[start]

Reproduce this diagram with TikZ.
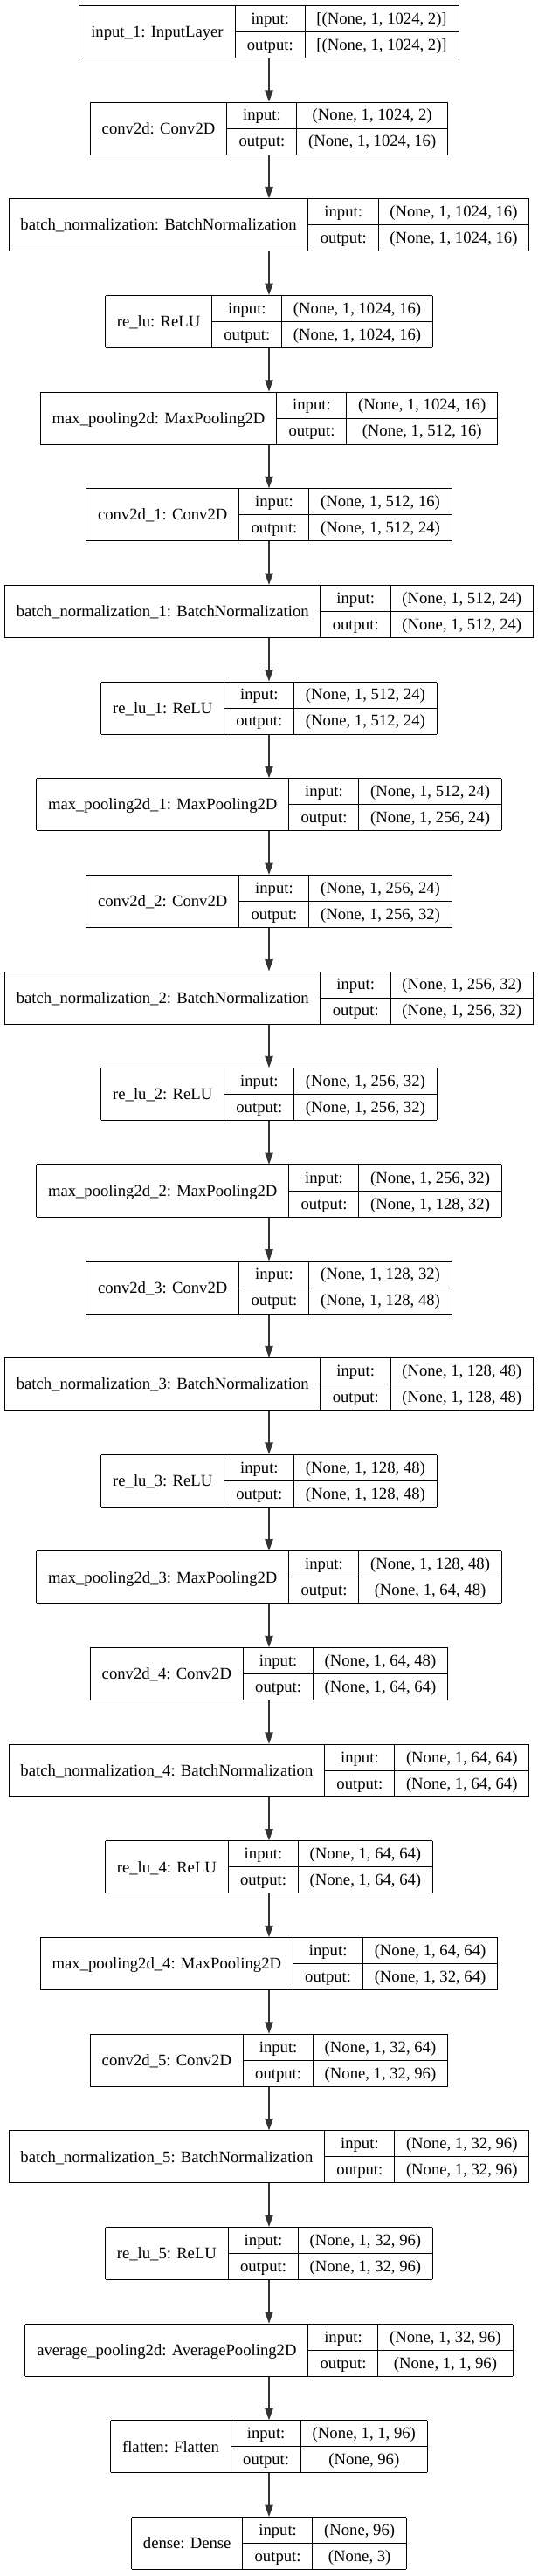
\documentclass[tikz,border=0pt]{standalone}
\usepackage{fontspec}
\setmainfont{Liberation Serif}
\usetikzlibrary{positioning,arrows.meta}

\setlength{\arrayrulewidth}{0.75pt}
\setlength{\tabcolsep}{10pt}
\newcommand{\rowstrut}{\rule[-6.5pt]{0pt}{21.75pt}}
\newcommand{\kerasrecord}[3]{%
  \begin{tabular}{|c|@{}c@{}|}\hline
    \raisebox{-1pt}{#1} &
    \begin{tabular}{c|c}
      \rowstrut input: & #2\\ \hline
      \rowstrut output: & #3
    \end{tabular}\\ \hline
  \end{tabular}}

\begin{document}
\begin{tikzpicture}[x=0.75pt,y=0.75pt,node distance=37.24pt,
    layer/.style={inner sep=0pt,outer sep=0pt,font=\fontsize{14}{17}\selectfont},
    flow/.style={-{Triangle[length=10pt,width=7pt]},line width=1pt,draw=black!80}]
  \useasboundingbox (0,0) rectangle (616,-2951);

  \node[layer] (input1) at (308,-36.5) {\kerasrecord{input\_1: InputLayer}{[(None, 1, 1024, 2)]}{[(None, 1, 1024, 2)]}};
  \node[layer,below=of input1] (conv2d) {\kerasrecord{conv2d: Conv2D}{(None, 1, 1024, 2)}{(None, 1, 1024, 16)}};
  \node[layer,below=of conv2d] (bn) {\kerasrecord{batch\_normalization: BatchNormalization}{(None, 1, 1024, 16)}{(None, 1, 1024, 16)}};
  \node[layer,below=of bn] (relu) {\kerasrecord{re\_lu: ReLU}{(None, 1, 1024, 16)}{(None, 1, 1024, 16)}};
  \node[layer,below=of relu] (maxpool) {\kerasrecord{max\_pooling2d: MaxPooling2D}{(None, 1, 1024, 16)}{(None, 1, 512, 16)}};

  \node[layer,below=of maxpool] (conv2d1) {\kerasrecord{conv2d\_1: Conv2D}{(None, 1, 512, 16)}{(None, 1, 512, 24)}};
  \node[layer,below=of conv2d1] (bn1) {\kerasrecord{batch\_normalization\_1: BatchNormalization}{(None, 1, 512, 24)}{(None, 1, 512, 24)}};
  \node[layer,below=of bn1] (relu1) {\kerasrecord{re\_lu\_1: ReLU}{(None, 1, 512, 24)}{(None, 1, 512, 24)}};
  \node[layer,below=of relu1] (maxpool1) {\kerasrecord{max\_pooling2d\_1: MaxPooling2D}{(None, 1, 512, 24)}{(None, 1, 256, 24)}};

  \node[layer,below=of maxpool1] (conv2d2) {\kerasrecord{conv2d\_2: Conv2D}{(None, 1, 256, 24)}{(None, 1, 256, 32)}};
  \node[layer,below=of conv2d2] (bn2) {\kerasrecord{batch\_normalization\_2: BatchNormalization}{(None, 1, 256, 32)}{(None, 1, 256, 32)}};
  \node[layer,below=of bn2] (relu2) {\kerasrecord{re\_lu\_2: ReLU}{(None, 1, 256, 32)}{(None, 1, 256, 32)}};
  \node[layer,below=of relu2] (maxpool2) {\kerasrecord{max\_pooling2d\_2: MaxPooling2D}{(None, 1, 256, 32)}{(None, 1, 128, 32)}};

  \node[layer,below=of maxpool2] (conv2d3) {\kerasrecord{conv2d\_3: Conv2D}{(None, 1, 128, 32)}{(None, 1, 128, 48)}};
  \node[layer,below=of conv2d3] (bn3) {\kerasrecord{batch\_normalization\_3: BatchNormalization}{(None, 1, 128, 48)}{(None, 1, 128, 48)}};
  \node[layer,below=of bn3] (relu3) {\kerasrecord{re\_lu\_3: ReLU}{(None, 1, 128, 48)}{(None, 1, 128, 48)}};
  \node[layer,below=of relu3] (maxpool3) {\kerasrecord{max\_pooling2d\_3: MaxPooling2D}{(None, 1, 128, 48)}{(None, 1, 64, 48)}};

  \node[layer,below=of maxpool3] (conv2d4) {\kerasrecord{conv2d\_4: Conv2D}{(None, 1, 64, 48)}{(None, 1, 64, 64)}};
  \node[layer,below=of conv2d4] (bn4) {\kerasrecord{batch\_normalization\_4: BatchNormalization}{(None, 1, 64, 64)}{(None, 1, 64, 64)}};
  \node[layer,below=of bn4] (relu4) {\kerasrecord{re\_lu\_4: ReLU}{(None, 1, 64, 64)}{(None, 1, 64, 64)}};
  \node[layer,below=of relu4] (maxpool4) {\kerasrecord{max\_pooling2d\_4: MaxPooling2D}{(None, 1, 64, 64)}{(None, 1, 32, 64)}};

  \node[layer,below=of maxpool4] (conv2d5) {\kerasrecord{conv2d\_5: Conv2D}{(None, 1, 32, 64)}{(None, 1, 32, 96)}};
  \node[layer,below=of conv2d5] (bn5) {\kerasrecord{batch\_normalization\_5: BatchNormalization}{(None, 1, 32, 96)}{(None, 1, 32, 96)}};
  \node[layer,below=of bn5] (relu5) {\kerasrecord{re\_lu\_5: ReLU}{(None, 1, 32, 96)}{(None, 1, 32, 96)}};

  \node[layer,below=of relu5] (avgpool) {\kerasrecord{average\_pooling2d: AveragePooling2D}{(None, 1, 32, 96)}{(None, 1, 1, 96)}};
  \node[layer,below=of avgpool] (flatten) {\kerasrecord{flatten: Flatten}{(None, 1, 1, 96)}{(None, 96)}};
  \node[layer,below=of flatten] (dense) {\kerasrecord{dense: Dense}{(None, 96)}{(None, 3)}};

  % connections between consecutive layers
  \foreach \a/\b in {input1/conv2d,conv2d/bn,bn/relu,relu/maxpool,maxpool/conv2d1,
      conv2d1/bn1,bn1/relu1,relu1/maxpool1,maxpool1/conv2d2,
      conv2d2/bn2,bn2/relu2,relu2/maxpool2,maxpool2/conv2d3,
      conv2d3/bn3,bn3/relu3,relu3/maxpool3,maxpool3/conv2d4,
      conv2d4/bn4,bn4/relu4,relu4/maxpool4,maxpool4/conv2d5,
      conv2d5/bn5,bn5/relu5,relu5/avgpool,avgpool/flatten,flatten/dense}
    \draw[flow] (\a) -- (\b);
\end{tikzpicture}
\end{document}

[end]

**SHORT TASK**. Leave the pictures out, and print every line of the listing exactly as written.

**SOLUTION FOR THIS TASK**.
Reproduce this diagram with TikZ.
\documentclass[tikz,border=0pt]{standalone}
\usepackage{fontspec}
\setmainfont{Liberation Serif}
\usetikzlibrary{positioning,arrows.meta}

\setlength{\arrayrulewidth}{0.75pt}
\setlength{\tabcolsep}{10pt}
\newcommand{\rowstrut}{\rule[-6.5pt]{0pt}{21.75pt}}
\newcommand{\kerasrecord}[3]{%
  \begin{tabular}{|c|@{}c@{}|}\hline
    \raisebox{-1pt}{#1} &
    \begin{tabular}{c|c}
      \rowstrut input: & #2\\ \hline
      \rowstrut output: & #3
    \end{tabular}\\ \hline
  \end{tabular}}

\begin{document}
\begin{tikzpicture}[x=0.75pt,y=0.75pt,node distance=37.24pt,
    layer/.style={inner sep=0pt,outer sep=0pt,font=\fontsize{14}{17}\selectfont},
    flow/.style={-{Triangle[length=10pt,width=7pt]},line width=1pt,draw=black!80}]
  \useasboundingbox (0,0) rectangle (616,-2951);

  \node[layer] (input1) at (308,-36.5) {\kerasrecord{input\_1: InputLayer}{[(None, 1, 1024, 2)]}{[(None, 1, 1024, 2)]}};
  \node[layer,below=of input1] (conv2d) {\kerasrecord{conv2d: Conv2D}{(None, 1, 1024, 2)}{(None, 1, 1024, 16)}};
  \node[layer,below=of conv2d] (bn) {\kerasrecord{batch\_normalization: BatchNormalization}{(None, 1, 1024, 16)}{(None, 1, 1024, 16)}};
  \node[layer,below=of bn] (relu) {\kerasrecord{re\_lu: ReLU}{(None, 1, 1024, 16)}{(None, 1, 1024, 16)}};
  \node[layer,below=of relu] (maxpool) {\kerasrecord{max\_pooling2d: MaxPooling2D}{(None, 1, 1024, 16)}{(None, 1, 512, 16)}};

  \node[layer,below=of maxpool] (conv2d1) {\kerasrecord{conv2d\_1: Conv2D}{(None, 1, 512, 16)}{(None, 1, 512, 24)}};
  \node[layer,below=of conv2d1] (bn1) {\kerasrecord{batch\_normalization\_1: BatchNormalization}{(None, 1, 512, 24)}{(None, 1, 512, 24)}};
  \node[layer,below=of bn1] (relu1) {\kerasrecord{re\_lu\_1: ReLU}{(None, 1, 512, 24)}{(None, 1, 512, 24)}};
  \node[layer,below=of relu1] (maxpool1) {\kerasrecord{max\_pooling2d\_1: MaxPooling2D}{(None, 1, 512, 24)}{(None, 1, 256, 24)}};

  \node[layer,below=of maxpool1] (conv2d2) {\kerasrecord{conv2d\_2: Conv2D}{(None, 1, 256, 24)}{(None, 1, 256, 32)}};
  \node[layer,below=of conv2d2] (bn2) {\kerasrecord{batch\_normalization\_2: BatchNormalization}{(None, 1, 256, 32)}{(None, 1, 256, 32)}};
  \node[layer,below=of bn2] (relu2) {\kerasrecord{re\_lu\_2: ReLU}{(None, 1, 256, 32)}{(None, 1, 256, 32)}};
  \node[layer,below=of relu2] (maxpool2) {\kerasrecord{max\_pooling2d\_2: MaxPooling2D}{(None, 1, 256, 32)}{(None, 1, 128, 32)}};

  \node[layer,below=of maxpool2] (conv2d3) {\kerasrecord{conv2d\_3: Conv2D}{(None, 1, 128, 32)}{(None, 1, 128, 48)}};
  \node[layer,below=of conv2d3] (bn3) {\kerasrecord{batch\_normalization\_3: BatchNormalization}{(None, 1, 128, 48)}{(None, 1, 128, 48)}};
  \node[layer,below=of bn3] (relu3) {\kerasrecord{re\_lu\_3: ReLU}{(None, 1, 128, 48)}{(None, 1, 128, 48)}};
  \node[layer,below=of relu3] (maxpool3) {\kerasrecord{max\_pooling2d\_3: MaxPooling2D}{(None, 1, 128, 48)}{(None, 1, 64, 48)}};

  \node[layer,below=of maxpool3] (conv2d4) {\kerasrecord{conv2d\_4: Conv2D}{(None, 1, 64, 48)}{(None, 1, 64, 64)}};
  \node[layer,below=of conv2d4] (bn4) {\kerasrecord{batch\_normalization\_4: BatchNormalization}{(None, 1, 64, 64)}{(None, 1, 64, 64)}};
  \node[layer,below=of bn4] (relu4) {\kerasrecord{re\_lu\_4: ReLU}{(None, 1, 64, 64)}{(None, 1, 64, 64)}};
  \node[layer,below=of relu4] (maxpool4) {\kerasrecord{max\_pooling2d\_4: MaxPooling2D}{(None, 1, 64, 64)}{(None, 1, 32, 64)}};

  \node[layer,below=of maxpool4] (conv2d5) {\kerasrecord{conv2d\_5: Conv2D}{(None, 1, 32, 64)}{(None, 1, 32, 96)}};
  \node[layer,below=of conv2d5] (bn5) {\kerasrecord{batch\_normalization\_5: BatchNormalization}{(None, 1, 32, 96)}{(None, 1, 32, 96)}};
  \node[layer,below=of bn5] (relu5) {\kerasrecord{re\_lu\_5: ReLU}{(None, 1, 32, 96)}{(None, 1, 32, 96)}};

  \node[layer,below=of relu5] (avgpool) {\kerasrecord{average\_pooling2d: AveragePooling2D}{(None, 1, 32, 96)}{(None, 1, 1, 96)}};
  \node[layer,below=of avgpool] (flatten) {\kerasrecord{flatten: Flatten}{(None, 1, 1, 96)}{(None, 96)}};
  \node[layer,below=of flatten] (dense) {\kerasrecord{dense: Dense}{(None, 96)}{(None, 3)}};

  % connections between consecutive layers
  \foreach \a/\b in {input1/conv2d,conv2d/bn,bn/relu,relu/maxpool,maxpool/conv2d1,
      conv2d1/bn1,bn1/relu1,relu1/maxpool1,maxpool1/conv2d2,
      conv2d2/bn2,bn2/relu2,relu2/maxpool2,maxpool2/conv2d3,
      conv2d3/bn3,bn3/relu3,relu3/maxpool3,maxpool3/conv2d4,
      conv2d4/bn4,bn4/relu4,relu4/maxpool4,maxpool4/conv2d5,
      conv2d5/bn5,bn5/relu5,relu5/avgpool,avgpool/flatten,flatten/dense}
    \draw[flow] (\a) -- (\b);
\end{tikzpicture}
\end{document}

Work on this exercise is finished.